Dona Cássia não enxerga bem, mas vê longe |
Em 2009 eu montei a Biblioteca Jornalista Arnaud Costa, instalada no Ponto de Cultura Cantiga de Ninar. Graças à ajuda de amigos, conseguimos muitos livros, algumas estantes e um computador patrocinado pelo Ministério da Cultura através do Programa Cultura Viva.
O
objetivo era iniciar um projeto de incentivo à leitura em Itabaiana, cidade que
não possui bibliotecas públicas, muito menos livrarias. A princípio, uma
estudante assumiu a gerência da biblioteca. Depois que casou, foi cuidar de sua
vida doméstica e deixou o projeto. Criamos o “Livro na feira”, para doar,
vender, emprestar e expor livros na feira livre da cidade. Também não prosperou
por falta de voluntários dispostos para a tarefa semanal de montar uma barraca
na feira.
Maestros Antonio Maurício e Vital Alves |
Assim
seguíamos, experimentando o terreno incerto da promoção da cultura numa terra
tão devastada neste sentido. O prefeito Antonio Carlos assumiu com o discurso
de que daria apoio às ações do Ponto. Pedimos um funcionário municipal para nos
ajudar, ficando à disposição da entidade. Promessa feita e ainda não cumprida.
O que eu
não sabia, mas depois fui tomando conhecimento aos poucos, é que as ações
positivas do Ponto de Cultura Cantiga de Ninar começam a emitir sinais de
energias positivas do inconsciente coletivo, porque, de uma forma ou de outra,
estamos plantando sementes para uma cultura baseada na ética, no aprendizado
das nossas expressões culturais mais legítimas e na solidariedade. Se não fosse
assim, o maestro Antonio Maurício não sairia do Recife para dar aulas de teoria
musical no Ponto de Cultura, assumindo todas as despesas de transporte. Achando
pouco, ainda contribui com vinte reais todos os meses. Na sua atitude, coloca
em primeiro lugar o gosto por ajudar jovens dispostos a estudar música e a fé
na seriedade das ações desta associação.
Em uma
reunião das coordenações do Ponto, foi colocado o problema de nossa biblioteca
sem uma pessoa para gerenciar. Foi quando dona Cássia Meneses, mãe de uma das
alunas do curso de violão, se colocou à disposição para assumir o cargo como
voluntária, de quarta a sexta-feira no turno da tarde. Um detalhe: dona Cássia
é deficiente visual, tem forte redução da capacidade visual em ambos
os olhos, com caráter definitivo.

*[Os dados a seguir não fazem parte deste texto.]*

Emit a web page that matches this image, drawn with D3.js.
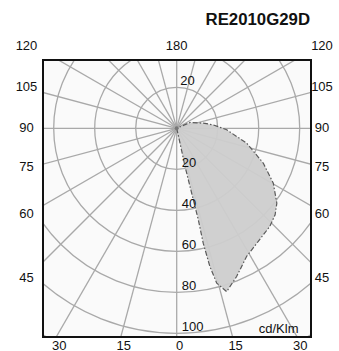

Lê com dificuldade, mas gosta de ler.
“Perguntaram
um dia a Bernard Shaw se ele acreditava que o Espírito Santo havia escrito a
Bíblia”, contou o escritor Jorge Luiz Borges em uma palestra pública certa vez. “E
Bernard Shaw respondeu: ‘Todo livro que valha a pena ser lido foi escrito pelo
Espírito’.” Borges, quase cego
total, percebia o livro como algo quase mágico. Mesmo cego -
podia distinguir apenas o vulto de alguém à sua frente - ele seguia comprando
livros. Assim é nossa nova gerente da biblioteca Arnaud Costa. Não tem o culto
ao livro demonstrado pelo grande escritor argentino, mas a mesma obsessão por
ultrapassar suas deficiências e ajudar a abrir caminhos através do livro. “Eu
sigo brincando de não ser cego”, dizia Borges.
No Ponto
de Cultura Cantiga de Ninar, a gente segue brincando de não viver numa cidade
onde o livro há muito que não faz parte da realidade e necessidade imediata do
seu povo. Borges escreveu: “Dos diversos instrumentos do homem, o mais
assombroso é, sem dúvida, o livro. Os outros são extensões do seu corpo.”
Parabéns pelo trabalho de incentivo à leitura. Parabéns à Cassiana pela proposta de voluntariado. Obrigada por acreditar na capacidade de uma pessoa que quer contribuir e incluí-la no trabalho tão importante! Cassiana tem alegria que pode atrair as crianças para o espaço de leitura, sabedoria e capacidade de crescer naquilo que faz!!!